Copy the lines of the data below exactly, starting at the first and stopping after the line that contains "const wt7 = [9.58, 9.44, 9.40, 8.95, 8.10, 5.51, 1.58, 0];"; include no pictures.

(Plotting code records)
● ● ● ● ●

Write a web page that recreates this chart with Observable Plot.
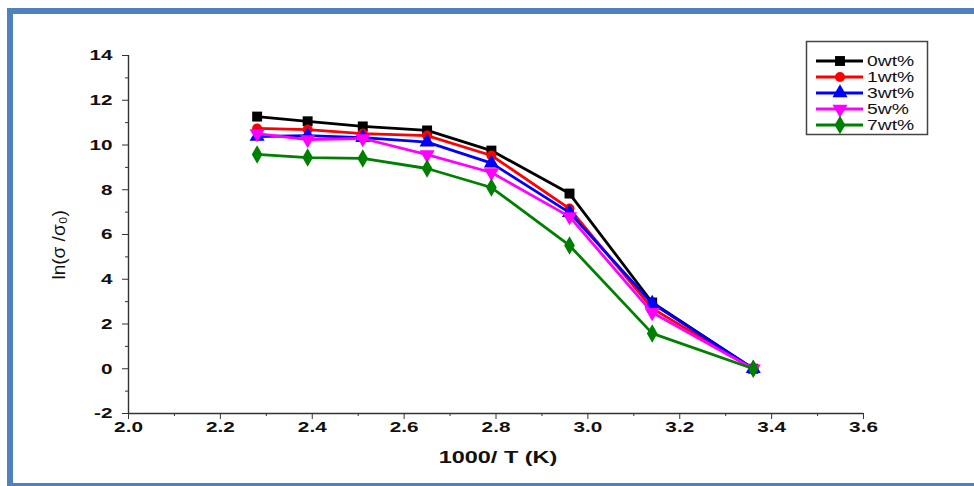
<!DOCTYPE html>
<html>
<head>
<meta charset="utf-8">
<script src="https://cdn.jsdelivr.net/npm/d3@7"></script>
<script src="https://cdn.jsdelivr.net/npm/@observablehq/plot@0.6"></script>
<style>
  html, body { margin: 0; padding: 0; background: #fff; overflow: hidden; }
  #wrap { position: relative; width: 974px; height: 486px; overflow: hidden; }
  #frame {
    position: absolute; left: 7px; top: 8px; width: 990px; height: 469px;
    border: 6px solid #4f81bd; box-sizing: content-box; pointer-events: none;
  }
  #legend { position: absolute; left: 0; top: 0; }
</style>
</head>
<body>
<div id="wrap"><div id="frame"></div></div>
<script>
// 1000/T (K^-1) for each measurement temperature
const invT = [2.28, 2.39, 2.51, 2.65, 2.79, 2.96, 3.14, 3.36];

// ln(sigma/sigma0) for each filler content
const wt0 = [11.27, 11.06, 10.83, 10.65, 9.75, 7.83, 2.96, 0];
const wt1 = [10.74, 10.69, 10.51, 10.42, 9.53, 7.16, 2.70, 0];
const wt3 = [10.38, 10.42, 10.33, 10.13, 9.19, 6.98, 2.92, 0];
const wt5 = [10.51, 10.24, 10.29, 9.57, 8.77, 6.80, 2.51, 0];
const wt7 = [9.58, 9.44, 9.40, 8.95, 8.10, 5.51, 1.58, 0];

const seriesNames = ["0wt%", "1wt%", "3wt%", "5w%", "7wt%"];
const seriesValues = [wt0, wt1, wt3, wt5, wt7];
const seriesColors = ["#000000", "#ff0000", "#0000ff", "#ff00ff", "#008000"];
const seriesSymbols = ["square", "circle", "triangle", "triangle", "diamond"];
const seriesRotate = [0, 0, 0, 180, 0];

const xTicks = [2.0, 2.2, 2.4, 2.6, 2.8, 3.0, 3.2, 3.4, 3.6];
const xMinor = [2.1, 2.3, 2.5, 2.7, 2.9, 3.1, 3.3, 3.5];
const yTicks = [-2, 0, 2, 4, 6, 8, 10, 12, 14];
const yMinor = [-1, 1, 3, 5, 7, 9, 11, 13];

const font = "'Liberation Sans', Arial, Helvetica, sans-serif";
const wide = 1.38; // horizontal stretch of the printed lettering
const markerR = (s) => s === "circle" ? 5 : 5.6;

const seriesMarks = seriesValues.flatMap((vals, i) => {
  const rows = invT.map((x, j) => ({x, y: vals[j]}));
  return [
    Plot.line(rows, {x: "x", y: "y", stroke: seriesColors[i], strokeWidth: 2.8}),
    Plot.dot(rows, {x: "x", y: "y", symbol: seriesSymbols[i], rotate: seriesRotate[i],
      r: markerR(seriesSymbols[i]), fill: seriesColors[i], stroke: "none"})
  ];
});

const chart = Plot.plot({
  width: 974,
  height: 486,
  marginLeft: 128,
  marginRight: 111,
  marginTop: 55,
  marginBottom: 73,
  style: {fontFamily: font, background: "transparent", color: "#111"},
  x: {domain: [2.0, 3.6]},
  y: {domain: [-2, 14]},
  marks: [
    // tick marks (labels drawn below as text marks)
    Plot.axisX(xMinor, {tickSize: 3, tickFormat: () => "", label: null, stroke: "#333"}),
    Plot.axisX(xTicks, {tickSize: 6, tickFormat: () => "", label: null, stroke: "#333"}),
    Plot.axisY(yMinor, {tickSize: 3, tickFormat: () => "", label: null, stroke: "#333"}),
    Plot.axisY(yTicks, {tickSize: 6, tickFormat: () => "", label: null, stroke: "#333"}),
    Plot.text(xTicks, {x: (d) => d, frameAnchor: "bottom", dy: 18, text: d3.format(".1f"),
      fontSize: 15, fontWeight: "bold", fill: "#111"}),
    Plot.text(yTicks, {y: (d) => d, frameAnchor: "left", dx: -16, textAnchor: "end",
      text: (d) => String(d), fontSize: 15, fontWeight: "bold", fill: "#111"}),
    Plot.ruleY([-2], {stroke: "#333", strokeWidth: 1.4}),
    Plot.ruleX([2.0], {stroke: "#333", strokeWidth: 1.4}),
    ...seriesMarks,
    Plot.text(["1000/ T (K)"], {frameAnchor: "bottom", dx: 2, dy: 49,
      fontSize: 17, fontWeight: "bold", fill: "#111"}),
    Plot.text(["ln(σ /σ₀)"], {frameAnchor: "left", rotate: -90, dx: -70, dy: 45,
      fontSize: 19, fontWeight: "normal", fill: "#111"})
  ]
});

const wrap = document.getElementById("wrap");
wrap.insertBefore(chart, wrap.firstChild);

// Legend box with line + marker samples
const lg = d3.select(wrap).append("svg")
  .attr("id", "legend").attr("width", 974).attr("height", 486)
  .style("font-family", font);
lg.append("rect")
  .attr("x", 806.5).attr("y", 41.5).attr("width", 121).attr("height", 93)
  .attr("fill", "#fff").attr("stroke", "#444").attr("stroke-width", 1.5);
const symbolTypes = {square: d3.symbolSquare, circle: d3.symbolCircle,
  triangle: d3.symbolTriangle, diamond: d3.symbolDiamond};
seriesNames.forEach((name, i) => {
  const y = 61 + i * 16;
  const g = lg.append("g");
  g.append("line").attr("x1", 816).attr("x2", 863).attr("y1", y).attr("y2", y)
    .attr("stroke", seriesColors[i]).attr("stroke-width", 3);
  const r = markerR(seriesSymbols[i]);
  g.append("path")
    .attr("d", d3.symbol(symbolTypes[seriesSymbols[i]], Math.PI * r * r)())
    .attr("transform", `translate(840,${y}) rotate(${seriesRotate[i]})`)
    .attr("fill", seriesColors[i]);
  g.append("text").attr("x", 867).attr("y", y).attr("dy", "0.35em")
    .attr("font-size", 14).attr("fill", "#111").text(name);
});

// Widen horizontal lettering (rotated label left as is)
d3.select(wrap).selectAll("svg text").each(function () {
  const t = (this.getAttribute("transform") || "") + (this.parentNode.getAttribute("transform") || "");
  if (t.includes("rotate")) return;
  const w = this.getComputedTextLength();
  if (w > 0) {
    this.setAttribute("textLength", (w * wide).toFixed(1));
    this.setAttribute("lengthAdjust", "spacingAndGlyphs");
  }
});
</script>
</body>
</html>
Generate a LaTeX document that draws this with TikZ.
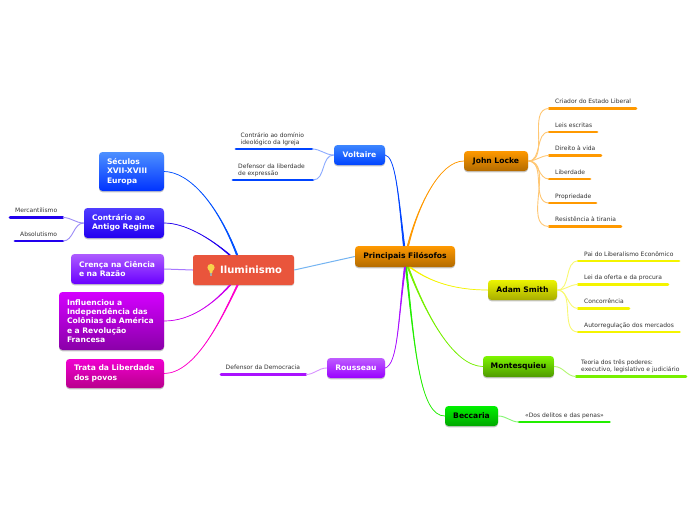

● ● ● ● ●

Response for this exercise ->
Write a web page that recreates this chart with Observable Plot.
<!DOCTYPE html>
<html>
<head>
<meta charset="utf-8">
<script src="https://cdn.jsdelivr.net/npm/d3@7"></script>
<script src="https://cdn.jsdelivr.net/npm/@observablehq/plot@0.6"></script>
<style>
  html, body { margin: 0; padding: 0; background: #fff; overflow: hidden; }
  #wrap { position: relative; width: 974px; height: 486px; overflow: hidden; }
  #frame {
    position: absolute; left: 7px; top: 8px; width: 990px; height: 469px;
    border: 6px solid #4f81bd; box-sizing: content-box; pointer-events: none;
  }
  #legend { position: absolute; left: 0; top: 0; }
</style>
</head>
<body>
<div id="wrap"><div id="frame"></div></div>
<script>
// 1000/T (K^-1) for each measurement temperature
const invT = [2.28, 2.39, 2.51, 2.65, 2.79, 2.96, 3.14, 3.36];

// ln(sigma/sigma0) for each filler content
const wt0 = [11.27, 11.06, 10.83, 10.65, 9.75, 7.83, 2.96, 0];
const wt1 = [10.74, 10.69, 10.51, 10.42, 9.53, 7.16, 2.70, 0];
const wt3 = [10.38, 10.42, 10.33, 10.13, 9.19, 6.98, 2.92, 0];
const wt5 = [10.51, 10.24, 10.29, 9.57, 8.77, 6.80, 2.51, 0];
const wt7 = [9.58, 9.44, 9.40, 8.95, 8.10, 5.51, 1.58, 0];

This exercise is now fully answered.